Гарретт снова отпила из бутылки, набираясь храбрости перед ответом.
– Просто я... как правило, держу людей на расстоянии. Даже от такой хорошей подруги, как леди Хелен, я утаиваю какие-то вещи, которые я знаю, могли бы её шокировать или расстроить. Моя работа... человек, которым я стала благодаря ей... и, возможно, потеря матери... мне кажется, я не в состоянии сближаться с людьми.
– Это всего лишь привычка. – Отблеск уличного фонаря высек сапфировые искры в глубине его глаз. – Придёт время, вы доверитесь кому-нибудь настолько, что ослабите бдительность. И тогда перестанете себя сдерживать.
Их прервала молодая девушка, шедшая по тротуару перед залом заседаний, и выкрикивающая:
– Цветы! Свежесрезанные цветы! – Она остановилась перед ними. – Букетик для леди, сэр?
Рэнсом повернулся к цветочнице, её длинные тёмные волосы были покрыты красочным платком, а поверх чёрного платья она носила лоскутный передник. В руках девушка несла плоскую корзину, наполненную маленькими букетами, чьи стебли украшали, обвязанные вокруг них обрезки цветных лент.
– В этом нет необходимости, – начала Гарретт, но Рэнсом, проигнорировав её протест, оглядел крошечные букетики роз, нарциссов, фиалок, незабудок и гвоздик.
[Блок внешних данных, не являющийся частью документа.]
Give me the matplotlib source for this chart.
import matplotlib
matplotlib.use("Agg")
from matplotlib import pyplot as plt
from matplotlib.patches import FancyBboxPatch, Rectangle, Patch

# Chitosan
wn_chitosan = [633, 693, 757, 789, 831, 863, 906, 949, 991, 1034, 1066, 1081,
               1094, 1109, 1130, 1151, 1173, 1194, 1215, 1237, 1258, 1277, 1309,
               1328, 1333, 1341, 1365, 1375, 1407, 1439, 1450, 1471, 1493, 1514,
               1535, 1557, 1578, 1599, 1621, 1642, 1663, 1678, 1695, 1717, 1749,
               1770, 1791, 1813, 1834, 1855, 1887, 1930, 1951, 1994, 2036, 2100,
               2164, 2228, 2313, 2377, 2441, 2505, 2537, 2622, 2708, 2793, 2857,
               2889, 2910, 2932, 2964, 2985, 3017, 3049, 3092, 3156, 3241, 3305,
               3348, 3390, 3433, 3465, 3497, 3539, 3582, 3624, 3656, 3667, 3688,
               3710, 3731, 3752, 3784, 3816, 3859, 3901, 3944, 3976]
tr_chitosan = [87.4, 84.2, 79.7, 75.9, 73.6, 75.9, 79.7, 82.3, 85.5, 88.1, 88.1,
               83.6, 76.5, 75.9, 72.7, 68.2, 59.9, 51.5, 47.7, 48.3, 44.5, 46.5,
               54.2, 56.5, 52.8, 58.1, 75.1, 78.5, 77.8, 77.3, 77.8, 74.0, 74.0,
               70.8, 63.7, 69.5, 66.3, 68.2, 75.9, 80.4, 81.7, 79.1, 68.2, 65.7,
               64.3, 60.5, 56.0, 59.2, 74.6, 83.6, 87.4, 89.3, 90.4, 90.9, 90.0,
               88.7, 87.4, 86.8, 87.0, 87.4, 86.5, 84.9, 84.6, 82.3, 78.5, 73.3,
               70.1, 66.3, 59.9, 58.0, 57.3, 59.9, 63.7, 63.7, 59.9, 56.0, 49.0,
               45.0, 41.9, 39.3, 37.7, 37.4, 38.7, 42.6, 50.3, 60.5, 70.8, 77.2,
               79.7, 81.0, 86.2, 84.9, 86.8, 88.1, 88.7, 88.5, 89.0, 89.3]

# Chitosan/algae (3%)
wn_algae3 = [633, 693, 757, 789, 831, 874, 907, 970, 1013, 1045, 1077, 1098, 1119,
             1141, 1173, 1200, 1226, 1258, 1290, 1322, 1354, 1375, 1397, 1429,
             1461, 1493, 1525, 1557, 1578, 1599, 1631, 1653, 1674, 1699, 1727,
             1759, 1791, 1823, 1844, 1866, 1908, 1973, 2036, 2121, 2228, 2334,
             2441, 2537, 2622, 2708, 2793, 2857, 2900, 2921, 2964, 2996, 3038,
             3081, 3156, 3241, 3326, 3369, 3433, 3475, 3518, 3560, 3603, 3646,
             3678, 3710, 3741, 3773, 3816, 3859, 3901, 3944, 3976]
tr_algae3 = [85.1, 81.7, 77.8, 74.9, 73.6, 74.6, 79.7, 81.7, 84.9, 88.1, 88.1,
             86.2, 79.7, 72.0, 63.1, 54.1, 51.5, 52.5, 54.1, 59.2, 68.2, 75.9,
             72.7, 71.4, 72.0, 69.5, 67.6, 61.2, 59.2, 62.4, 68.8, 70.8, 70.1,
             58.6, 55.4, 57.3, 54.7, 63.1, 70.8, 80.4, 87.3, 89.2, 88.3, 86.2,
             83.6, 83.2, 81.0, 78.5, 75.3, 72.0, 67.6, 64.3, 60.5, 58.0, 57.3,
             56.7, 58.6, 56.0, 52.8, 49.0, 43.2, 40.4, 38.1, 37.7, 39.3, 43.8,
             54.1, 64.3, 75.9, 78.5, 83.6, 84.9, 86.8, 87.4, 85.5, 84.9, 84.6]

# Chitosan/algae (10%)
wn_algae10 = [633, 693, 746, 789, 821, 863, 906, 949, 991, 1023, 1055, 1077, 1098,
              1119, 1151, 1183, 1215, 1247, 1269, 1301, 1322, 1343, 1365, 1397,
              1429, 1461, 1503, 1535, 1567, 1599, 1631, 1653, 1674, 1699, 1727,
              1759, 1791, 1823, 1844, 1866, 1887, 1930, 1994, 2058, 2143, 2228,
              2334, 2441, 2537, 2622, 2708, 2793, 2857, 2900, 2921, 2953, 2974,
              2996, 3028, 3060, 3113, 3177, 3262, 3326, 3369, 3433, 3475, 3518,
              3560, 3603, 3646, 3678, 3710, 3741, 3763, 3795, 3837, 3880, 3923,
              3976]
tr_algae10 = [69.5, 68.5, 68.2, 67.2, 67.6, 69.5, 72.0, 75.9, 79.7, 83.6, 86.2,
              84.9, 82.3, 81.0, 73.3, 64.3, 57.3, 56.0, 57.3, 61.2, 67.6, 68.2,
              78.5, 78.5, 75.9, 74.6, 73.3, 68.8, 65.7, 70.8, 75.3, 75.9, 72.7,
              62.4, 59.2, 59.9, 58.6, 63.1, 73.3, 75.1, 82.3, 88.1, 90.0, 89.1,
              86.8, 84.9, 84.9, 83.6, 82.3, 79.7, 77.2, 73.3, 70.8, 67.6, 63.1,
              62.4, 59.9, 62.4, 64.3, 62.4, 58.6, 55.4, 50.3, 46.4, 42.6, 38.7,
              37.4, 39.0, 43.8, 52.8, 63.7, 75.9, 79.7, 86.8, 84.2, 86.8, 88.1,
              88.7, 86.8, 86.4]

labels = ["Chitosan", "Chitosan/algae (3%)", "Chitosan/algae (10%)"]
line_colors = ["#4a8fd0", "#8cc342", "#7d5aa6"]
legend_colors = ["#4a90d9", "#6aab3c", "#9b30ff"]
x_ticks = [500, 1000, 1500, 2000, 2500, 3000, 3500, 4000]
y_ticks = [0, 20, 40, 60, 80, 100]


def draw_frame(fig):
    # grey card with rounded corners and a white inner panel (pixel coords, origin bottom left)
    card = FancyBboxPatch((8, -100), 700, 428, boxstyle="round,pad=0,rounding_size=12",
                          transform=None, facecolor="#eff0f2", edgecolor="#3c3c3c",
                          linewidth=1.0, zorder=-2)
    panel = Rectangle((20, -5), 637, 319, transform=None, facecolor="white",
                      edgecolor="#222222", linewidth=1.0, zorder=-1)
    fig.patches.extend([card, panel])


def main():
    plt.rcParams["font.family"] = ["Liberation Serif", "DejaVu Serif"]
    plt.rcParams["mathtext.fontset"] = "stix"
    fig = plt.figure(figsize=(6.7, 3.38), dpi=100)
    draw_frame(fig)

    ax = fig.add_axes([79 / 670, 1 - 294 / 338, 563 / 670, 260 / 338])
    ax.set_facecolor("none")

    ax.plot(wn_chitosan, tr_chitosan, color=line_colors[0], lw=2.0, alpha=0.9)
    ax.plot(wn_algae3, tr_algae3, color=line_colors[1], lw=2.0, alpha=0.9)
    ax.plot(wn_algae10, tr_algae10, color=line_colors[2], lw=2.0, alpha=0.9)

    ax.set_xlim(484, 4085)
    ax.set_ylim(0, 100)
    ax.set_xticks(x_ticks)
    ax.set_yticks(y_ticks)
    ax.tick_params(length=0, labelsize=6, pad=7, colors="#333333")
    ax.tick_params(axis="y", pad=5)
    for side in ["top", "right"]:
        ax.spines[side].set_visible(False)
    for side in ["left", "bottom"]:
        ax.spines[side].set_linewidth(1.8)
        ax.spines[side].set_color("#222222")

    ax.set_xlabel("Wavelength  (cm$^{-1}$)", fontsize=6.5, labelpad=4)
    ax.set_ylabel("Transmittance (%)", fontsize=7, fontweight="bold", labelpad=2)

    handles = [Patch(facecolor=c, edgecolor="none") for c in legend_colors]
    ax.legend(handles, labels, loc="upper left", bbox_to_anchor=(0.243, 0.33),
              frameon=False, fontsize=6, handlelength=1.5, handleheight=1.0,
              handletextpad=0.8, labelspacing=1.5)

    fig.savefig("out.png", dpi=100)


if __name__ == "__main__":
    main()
– Почём? – спросил он цветочницу.
– Фартинг, сэр.
Он взглянул на Гарретт через плечо.
– Вам нравятся фиалки?
– Да, – робко ответила она.
Рэнсом дал девушке шестипенсовик и выбрал один из букетиков.
– Спасибо, сэр!
Девушка поспешила прочь, словно боясь, что он передумает.
Рэнсом повернулся к Гарретт с букетиком пурпурных цветков. Потянувшись к лацкану её прогулочного жакета, он ловко вставил обёрнутые лентой стебельки в петлицу.
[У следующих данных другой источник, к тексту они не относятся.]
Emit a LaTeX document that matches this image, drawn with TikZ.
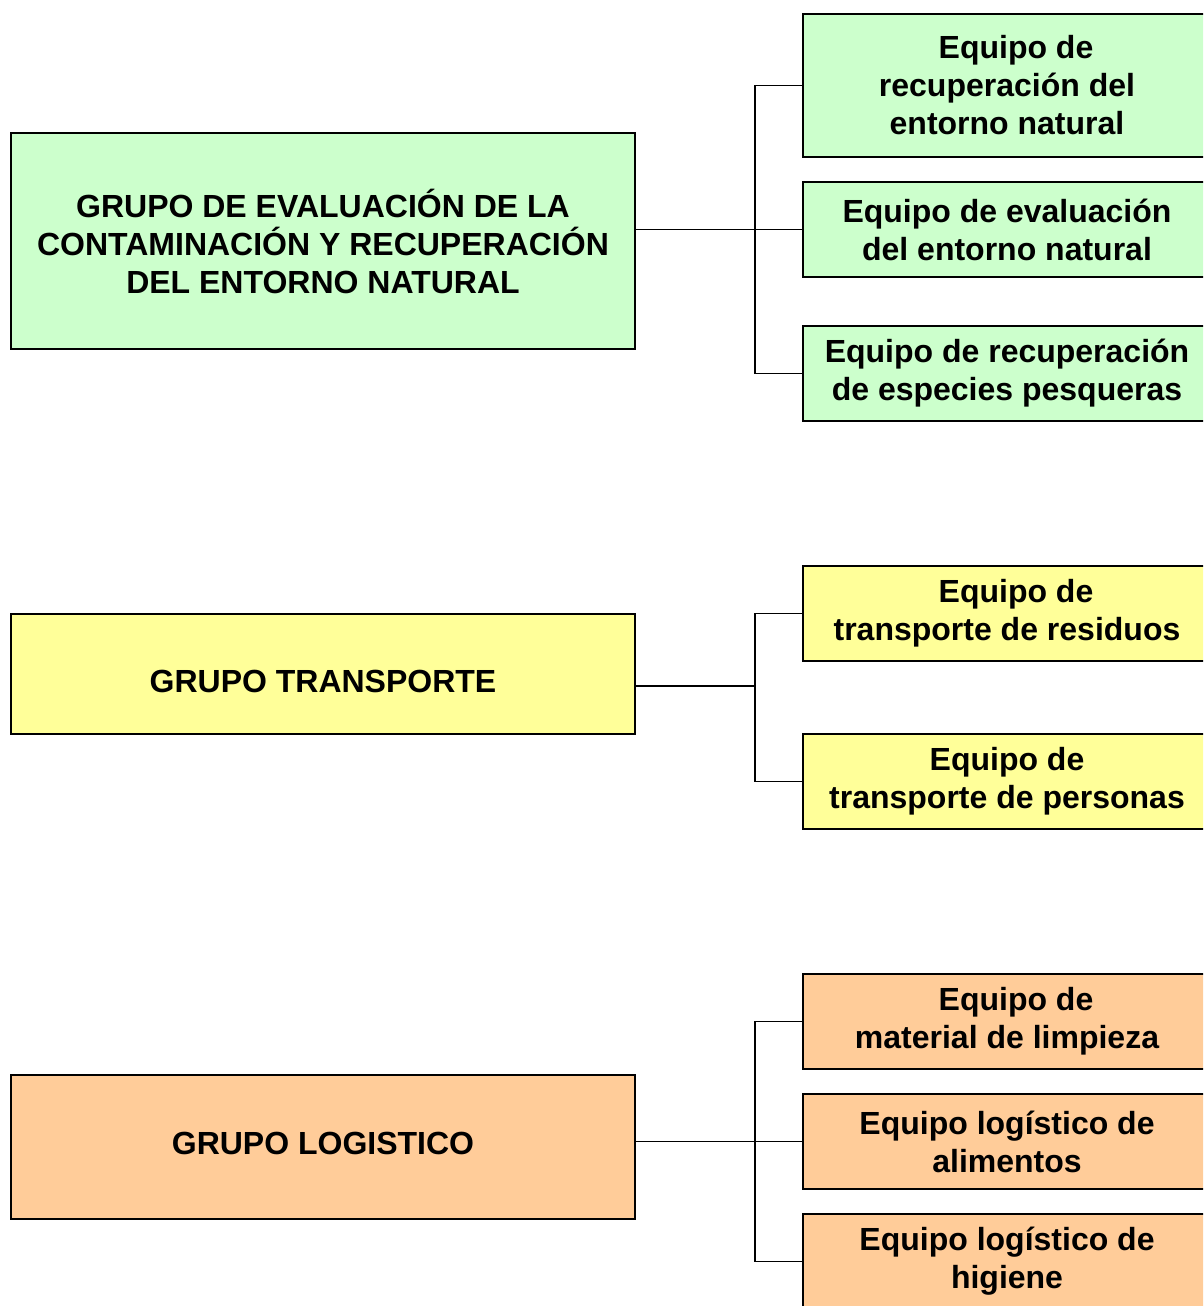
\documentclass[tikz,border=0pt]{standalone}
\usepackage{fontspec}
\setmainfont{Liberation Sans}
\usepackage{xcolor}
\usetikzlibrary{positioning}
\definecolor{verde}{HTML}{CCFFCC}
\definecolor{amarillo}{HTML}{FFFF99}
\definecolor{naranja}{HTML}{FFCC99}
\tikzstyle{grupo} = [rectangle, minimum width=624pt, inner sep=0pt, text centered, draw=black, line width=2pt, font=\fontsize{32}{38}\selectfont\bfseries]
\tikzstyle{equipo} = [rectangle, minimum width=408pt, minimum height=95pt, inner sep=0pt, text centered, draw=black, line width=2pt, font=\fontsize{32}{38}\selectfont\bfseries]
\tikzstyle{linea} = [line width=1.5pt, black]

\begin{document}
\begin{tikzpicture}[x=1pt, y=-1pt]
        \useasboundingbox (0,0) rectangle (1203,1306);
        \clip (0,0) rectangle (1203,1306);

        % grupo 1
        \node (grupo_evaluacion) [grupo, fill=verde, minimum height=216pt, align=center] at (323,241)
        {GRUPO DE EVALUACIÓN DE LA\\ CONTAMINACIÓN Y RECUPERACIÓN\\ DEL ENTORNO NATURAL};
        \node (equipo_recuperacion) [equipo, fill=verde, minimum height=143pt, align=center] at (1007,85.5)
        {\hspace*{18pt}Equipo de\\ recuperación del\\ entorno natural};
        \node (equipo_evaluacion) [equipo, fill=verde, align=center] at (1007,229.5)
        {Equipo de evaluación\\ del entorno natural};
        \node (recuperacion_pesquera) [equipo, fill=verde, align=center] at (1007,373.5)
        {Equipo de recuperación\\ de especies pesqueras};

        % grupo 2
        \node (grupo_transporte) [grupo, fill=amarillo, minimum height=120pt, text height=37pt, text depth=0pt, align=center] at (323,674)
        {GRUPO TRANSPORTE};
        \node (transporte_residuos) [equipo, fill=amarillo, align=center] at (1007,613.5)
        {\hspace*{18pt}Equipo de\\ transporte de residuos};
        \node (transporte_personas) [equipo, fill=amarillo, align=center] at (1007,781.5)
        {Equipo de\\ transporte de personas};

        % grupo 3
        \node (grupo_logistico) [grupo, fill=naranja, minimum height=144pt, text height=23pt, text depth=8pt, align=center] at (323,1147)
        {GRUPO LOGISTICO};
        \node (material_limpieza) [equipo, fill=naranja, align=center] at (1007,1021.5)
        {\hspace*{18pt}Equipo de\\ material de limpieza};
        \node (logistico_alimentos) [equipo, fill=naranja, align=center] at (1007,1141.5)
        {Equipo logístico de\\ alimentos};
        \node (logistico_higiene) [equipo, fill=naranja, align=center] at (1007,1261.5)
        {Equipo logístico de\\ higiene};

        \coordinate (bus_a) at (755,229.5);
        \coordinate (bus_b) at (755,686);
        \coordinate (bus_c) at (755,1141.5);

        \draw [linea] (grupo_evaluacion.east |- equipo_evaluacion) -- (equipo_evaluacion.west);
        \draw [linea] (equipo_recuperacion.west) -| (bus_a) |- (recuperacion_pesquera.west);
        \draw [linea] (grupo_transporte.east |- bus_b) -- (bus_b);
        \draw [linea] (transporte_residuos.west) -| (bus_b) |- (transporte_personas.west);
        \draw [linea] (grupo_logistico.east |- logistico_alimentos) -- (logistico_alimentos.west);
        \draw [linea] (material_limpieza.west) -| (bus_c) |- (logistico_higiene.west);

    \end{tikzpicture}
\end{document}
– Тоник из фиалок отлично очищает кровь, – неловко произнесла Гарретт, чувствуя необходимость заполнить тишину. – И они хороши при лечении кашля или лихорадки.
На его щеке показалась неуловимая ямочка.
– А ещё они к лицу зеленоглазым женщинам.
Она застенчиво взглянула на букет и коснулась одного из бархатистых лепестков.
– Спасибо, – прошептала она. – Это первый раз, когда мужчина дарит мне цветы.
– Ах, дорогая... – Его проницательный взгляд изучил её лицо. – Неужели вы так сильно запугиваете мужчин?